Não tomo partido sobre o Gostar deste ou daquele tipo de espetáculo. Todos os dias o futebol o hóquei, outras modalidades excitam os aficionados. Até o ético rugby, “deporto de arruaceiros praticado por cavalheiros” parece ter perdido os cavalheiros.

Soltam-se olés e bravos nos estádios – como na praça de toiros, que é menos dos toiros e muito mais de quem a frequenta e exalta.

Tenho amigos de grande formação cultural que gostam desses lados da cultura. Com alguns já discuti o que pode considerar-se “tradição” e conservadorismo e a cultura da violência que está todos os dias entre nós, na comunicação social, nas redes sociais, na rua que é ainda o ponto de encontro mais intenso e perigoso do social.

A cultura da violência é histórica, já foi muitas vezes dito. Ver a violência como deleite em horas de ócio, é também ancestral. Mas, paralelamente, também a ética, as exigências morais e a sentimentalidade ocuparam lugar intenso no panorama das emoções históricas.     É voltar ao tema do que escrevi há uma semana: emoção e sentimento. O divórcio entre ambas e a dupla falência que as identifica.

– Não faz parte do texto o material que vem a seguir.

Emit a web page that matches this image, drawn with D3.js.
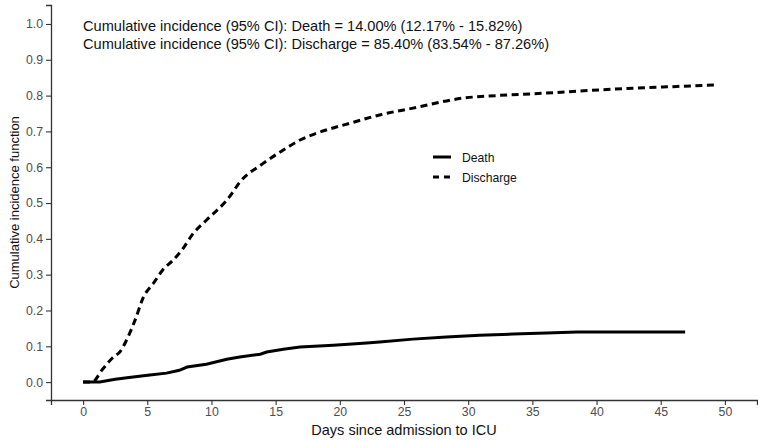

Na enciclopédia lê-se que: “Violência é definida pela Organização Mundial da Saúde como “o uso intencional de força física ou poder, ameaçados ou reais, contra si mesmo, contra outra pessoa ou contra um grupo ou comunidade, que resultem ou tenham grande probabilidade de resultar em ferimento, morte, dano psicológico, mal-desenvolvimento ou privação “, embora o grupo reconheça que a inclusão de “uso do poder” na sua definição expande a compreensão convencional da palavra”. A definição não fala de animais não humanos, nem mesmo de ataques violentos ao património pessoal, coletivo, nacional, universal. Esquece a pegada ecológica e o que derramamos.

Morre mais de um milhão de pessoas por ano, vítima de violência, diz a estatística.

O aspeto cultural mais agitador é que a violência opera no formato Um sobre o Outro mas também na relação Um sobre si mesmo (a cultura está cheia de exemplos de autoflagelação, automutilação, entre outros).

Da religião à ficção, do pequeno centro populacional à do Estado sobre os governados, da doméstica à estética, a nossa cultura é, entre outras coisas, a da violência. Não importa se é autodirigida, interpessoal, coletiva: violenta-nos. É uma tradição. Mas será que não podemos combater a tradição, procurando em nós alguma coisa melhor que nos dignifique?

Morreu um cavalo. Mas falar disso seria falar da cultura da morte, que anda a par connosco, que prevalece, que é um aspeto cultural como outro qualquer – e por aí fora. Diria até: como a cultura da indiferença que nos diferencia do que muito bem podíamos ser.